Calder, who had spent long periods of time in Paris since his first visit in 1926 and 1933, became well acquainted with the artistic circles of the city and he had many good friends in the Surrealist group even if, like his friend Joan Miró, he never considered himself part of the movement or signed any of their manifestos. When the Second World War started in 1939 many of these artists fled to the United States, where Calder and his wife Louise had settled permanently in 1933. Calder, a generous and social spirit, maintained his friendship with them, having André Masson and his wife as neighbours in a town nearby their Roxbury home, or Joan Miró and his family visiting on repeated occasions.
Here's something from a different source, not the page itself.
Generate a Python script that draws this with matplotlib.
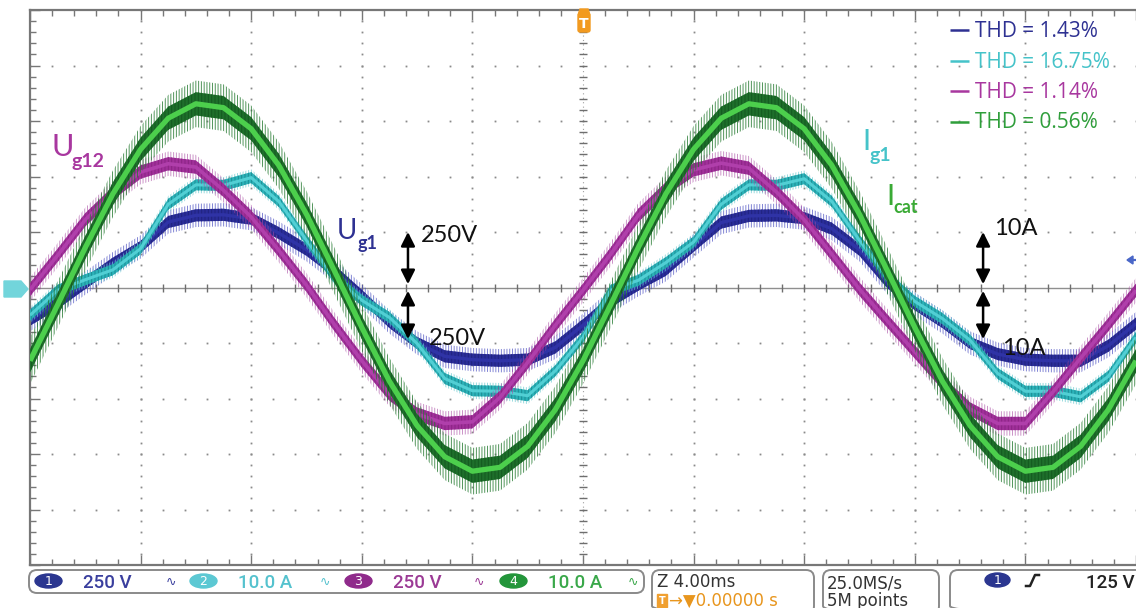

Given the shortage of metal caused by the war, Calder had to devise new ways to find materials to construct his mobiles and stabiles. He did so by slicing found metallic objects such as old boats and cutting the metal sheets into smaller pieces he could work with. He would then join them with wire, making them balance graciously, the elements engaged in an ever-lasting waltz. Untitled, with its discs swaying and hovering harmoniously, epitomises what James Johnson Sweeney, celebrated curator for The Museum of Modern Art, wrote about Calder’s mobiles: “There is an element of the piper of Hamelin’s tune in the purring and jigging of…his ‘mobiles’ that calls the child out of us in spite of ourselves. We grin and enjoy it…we are conscious of a definite heightening of vitality that does associate itself somehow or other with the space-relationships, the architectonics, the line-and colour-organisations, as well as the rhythms of the objects. Calder’s idiom has the fibre for simplicity; his work bears an integral relationship with our contemporary environment” (James Johnson Sweeney cited in: Exhibition Catalogue, London, Pace Gallery, Calder After the War, 2013, p. 19).